World watches in bemusement as UK self-immolates in Brexit row debacle

Demonstrators remonstrate with police officers on Whitehall, during an anti-government protest calling for the Prime Minister's resignation, near Downing Street in central London on September 7, 2019. PHOTO | DANIEL LEAL-OLIVAS | AFP

What you need to know:

  • Johnson does not have a proposal. He resigned from Theresa May's Cabinet and became increasingly critical of her leadership.
  • With enemies everywhere he looks, Johnson can neither have peace nor unite the party or government.

Where is the UK's political leadership?

Brits once ran an empire comprising 24 per cent of the earth and housed 412 million people, or 23 per cent of the world population.

Brits invented, innovated and discovered simple and complex things that powered the industrial revolution. Brits have been resilient, resourceful and redoubtable in many endeavours.

But, alas, as CNN's Fareed Zakaria says, Britain looks like a banana republic, bereft of its trademarks of prudence, propriety and punctuality.

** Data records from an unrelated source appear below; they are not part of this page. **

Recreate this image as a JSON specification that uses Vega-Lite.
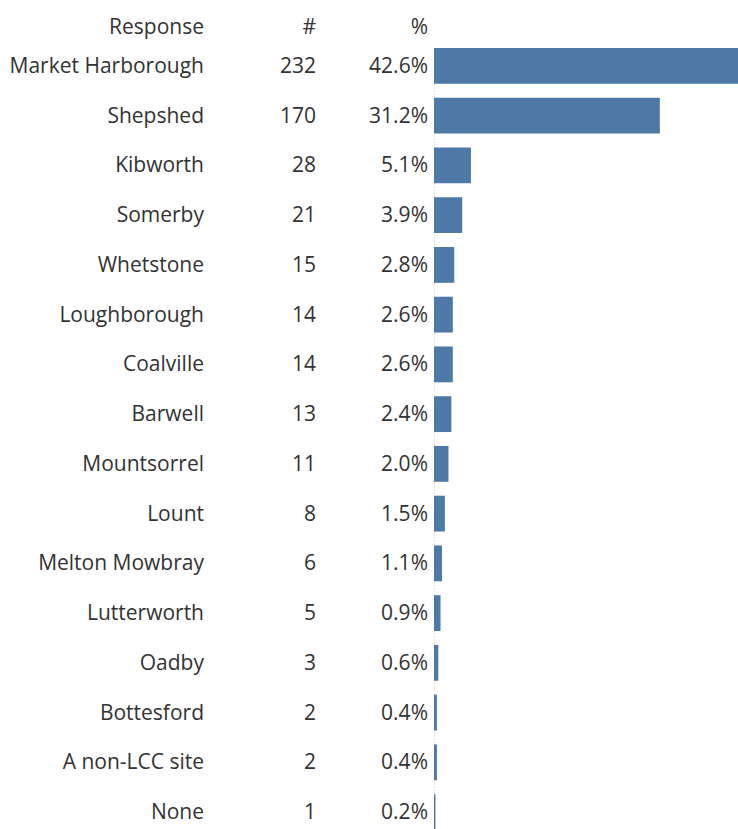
{
  "$schema": "https://vega.github.io/schema/vega-lite/v6.json",
  "padding": {"left": 0, "top": 17, "right": 0, "bottom": 0},
  "background": "white",
  "spacing": 0,
  "config": {
    "view": {"stroke": null},
    "font": "Open Sans",
    "title": {"fontSize": 21, "fontWeight": "normal", "color": "#333333", "font": "Open Sans", "anchor": "end", "offset": 10, "dx": -6}
  },
  "data": {
    "values": [
      {"Response": "Market Harborough", "n": 232, "pct": 0.426},
      {"Response": "Shepshed", "n": 170, "pct": 0.312},
      {"Response": "Kibworth", "n": 28, "pct": 0.051},
      {"Response": "Somerby", "n": 21, "pct": 0.039},
      {"Response": "Whetstone", "n": 15, "pct": 0.028},
      {"Response": "Loughborough", "n": 14, "pct": 0.026},
      {"Response": "Coalville", "n": 14, "pct": 0.026},
      {"Response": "Barwell", "n": 13, "pct": 0.024},
      {"Response": "Mountsorrel", "n": 11, "pct": 0.020},
      {"Response": "Lount", "n": 8, "pct": 0.015},
      {"Response": "Melton Mowbray", "n": 6, "pct": 0.011},
      {"Response": "Lutterworth", "n": 5, "pct": 0.009},
      {"Response": "Oadby", "n": 3, "pct": 0.006},
      {"Response": "Bottesford", "n": 2, "pct": 0.004},
      {"Response": "A non-LCC site", "n": 2, "pct": 0.004},
      {"Response": "None", "n": 1, "pct": 0.002}
    ]
  },
  "hconcat": [
    {
      "width": 210, "height": 782,
      "title": {"text": "Response", "fontSize": 21},
      "mark": {"type": "text", "align": "right", "dx": -6, "dy": 1, "fontSize": 21, "color": "#333333"},
      "encoding": {
        "y": {"field": "Response", "type": "nominal", "sort": null, "axis": null, "scale": {"type": "band", "paddingInner": 0.28, "paddingOuter": 0}},
        "x": {"value": "width"},
        "text": {"field": "Response"}
      }
    },
    {
      "width": 112, "height": 782,
      "title": {"text": "#", "fontSize": 21},
      "mark": {"type": "text", "align": "right", "dx": -6, "dy": 1, "fontSize": 21, "color": "#333333"},
      "encoding": {
        "y": {"field": "Response", "type": "nominal", "sort": null, "axis": null, "scale": {"type": "band", "paddingInner": 0.28, "paddingOuter": 0}},
        "x": {"value": "width"},
        "text": {"field": "n", "type": "quantitative", "format": "d"}
      }
    },
    {
      "width": 112, "height": 782,
      "title": {"text": "%", "fontSize": 21},
      "mark": {"type": "text", "align": "right", "dx": -6, "dy": 1, "fontSize": 21, "color": "#333333"},
      "encoding": {
        "y": {"field": "Response", "type": "nominal", "sort": null, "axis": null, "scale": {"type": "band", "paddingInner": 0.28, "paddingOuter": 0}},
        "x": {"value": "width"},
        "text": {"field": "pct", "type": "quantitative", "format": ".1%"}
      }
    },
    {
      "width": 304, "height": 782,
      "title": {"text": " ", "fontSize": 21},
      "mark": {"type": "bar", "color": "#4e79a7", "clip": true},
      "encoding": {
        "y": {"field": "Response", "type": "nominal", "sort": null, "scale": {"type": "band", "paddingInner": 0.28, "paddingOuter": 0},
              "axis": {"labels": false, "ticks": false, "title": null, "domainColor": "#cccccc", "domainDash": [1, 2]}},
        "x": {"field": "pct", "type": "quantitative", "scale": {"domain": [0, 0.42], "nice": false}, "axis": null}
      }
    }
  ]
}
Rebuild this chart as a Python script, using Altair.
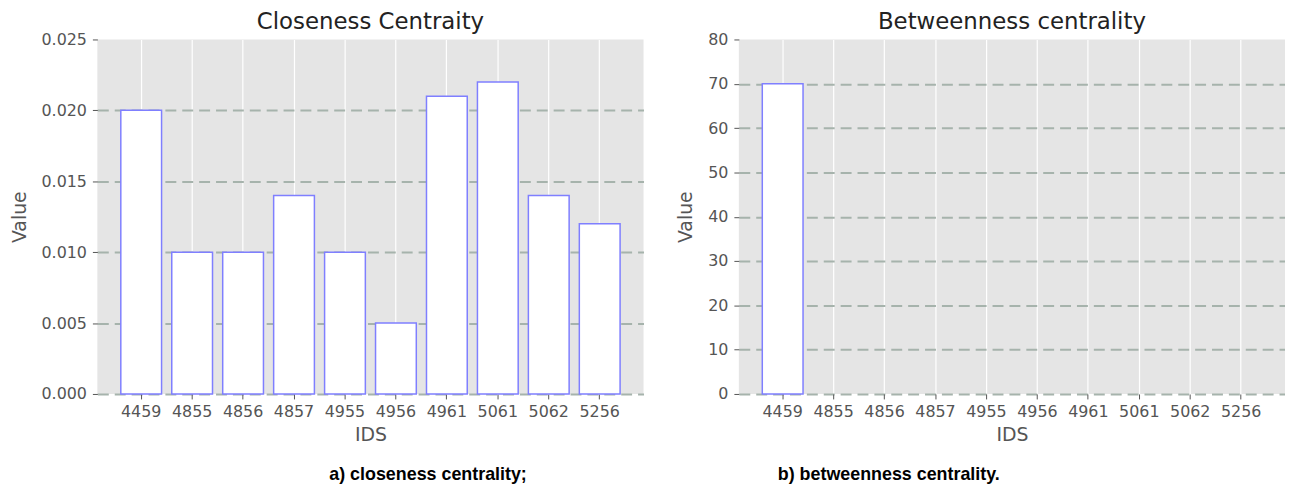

On December 2, 2018, I wrote: "If you want to study and or paint politics as chaos and confusion, and the heads of government and the opposition as bumbling and trial and error, then, the UK offers a perfect...canvas."

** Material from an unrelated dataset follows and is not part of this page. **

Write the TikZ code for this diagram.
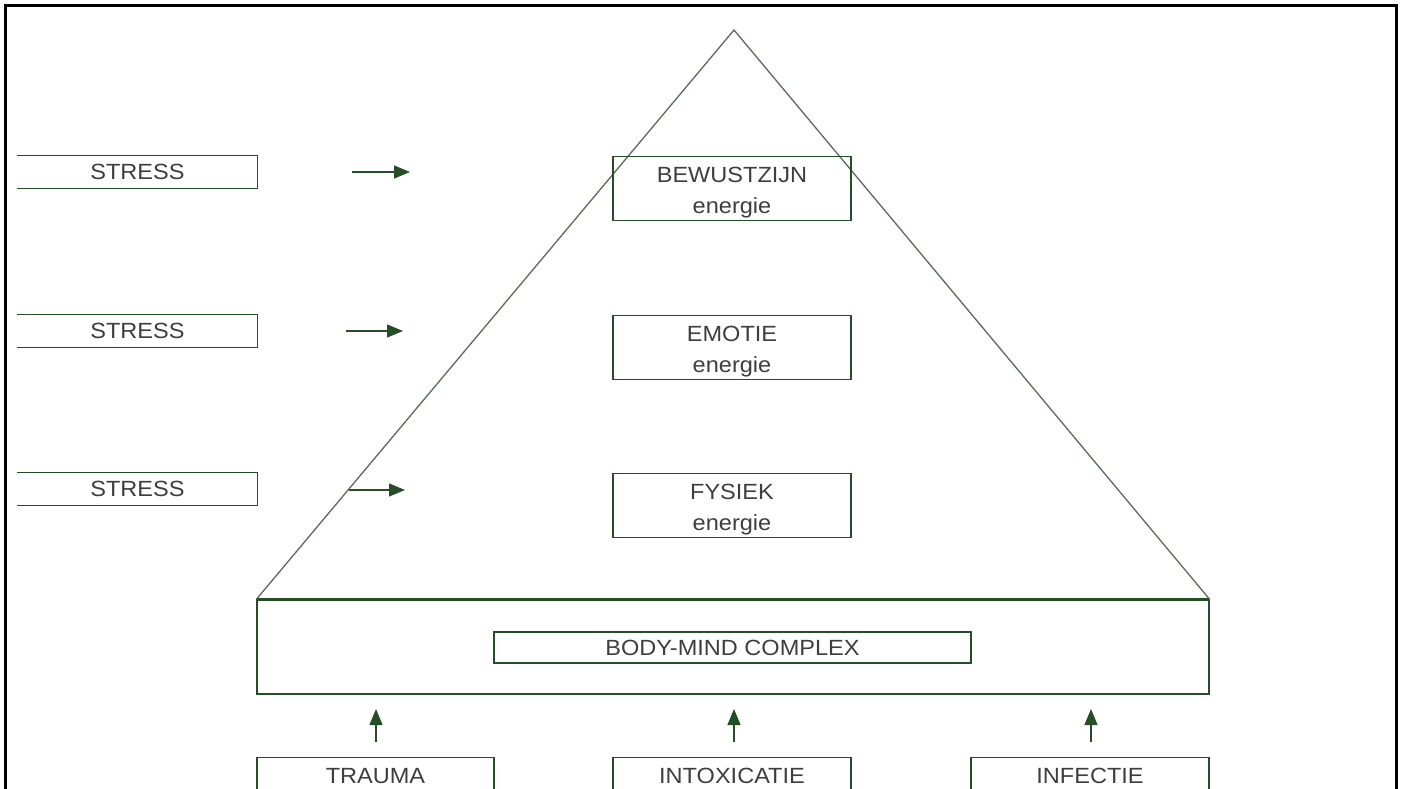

On June 23, 2016, some 30 million Brits voted in a referendum to leave the European Union.

Three years, three premiers, three rejected prime ministerial deals and three postponements later, it is not known how, when, or even if, Brits will leave.

EU DEAL

Their twin Houses of Parliament just voted to force their six-week-old government of PM Boris Johnson to go to Brussels to ask for an extension beyond the October 30 deadline.

But that is not the tragedy of this erratic, static and operatic rendering. The tragedy is that, one, MPs are not sending Johnson to Brussels with a proposal.

Two, Johnson does not have a proposal. He resigned from Theresa May's Cabinet and became increasingly critical of her leadership.

Three, despite lacking a proposal to juxtapose against Brussels', Johnson threatens to crash the UK out of the union unless he gets a deal from the EU.

It is futile because the 27-member EU maintains that London produces the alternative.

Four, three times Theresa May put her deal with EU before Parliament and thrice it was rejected. May asked, cajoled and pleaded with Parliament for an alternative and got nothing.

You know you have an MP worth his salt when there's a crisis. Parliaments exist to find solutions to challenges facing their people. MPs are not leading on Brexit.

LEADERSHIP

Five. British governments are not leading. Instead of ministers crafting bills charting alternative exit routes from EU, they have resigned.

Six, when MPs seized control of the proceedings of Parliament in a cross party move in April, they put before themselves eight proposals and proceeded to reject them all.

Seven, unable to deliver on Brexit, May resigned, reviled as the worst premier the UK has ever had.

May had a point; Parliament failed to lead. But she missed the reason: the Commons is dominated by MPs opposed to Brexit.

Eight, Labour Party repeatedly asked May to resign and demanded a general election. But Labour has had a vaporous Brexit policy of "strategic ambiguity".

That is being either and neither at the same time. Now that Johnson wants an election and asked Parliament to sanction it, Labour will have none of it.

Nine, Johnson's slogan seven weeks ago was DUDE, an acronym for Deliver Brexit, Unite the country, Defeat Labour and Energise UK.

PM CORNERED

He dismissed 13 ministers immediately. Last week, he expelled 21 members of his Conservative Party.

The baker's dozen were the moderates that peopled May's Cabinet. The 21 are opposed to his kamikaze-style determination to crash out of EU without transitional trade arrangements.

With enemies everywhere he looks, Johnson can neither have peace nor unite the party or government.

And with Parliament set against him, with the help of the 21 expellees and Brussels staying put, the PM is cornered.

Ten, nobody is saying how an election will end the deadlock. May's 2017 snap poll wiped out, instead of increasing, her parliamentary majority. Brussels just wants alternatives. Period.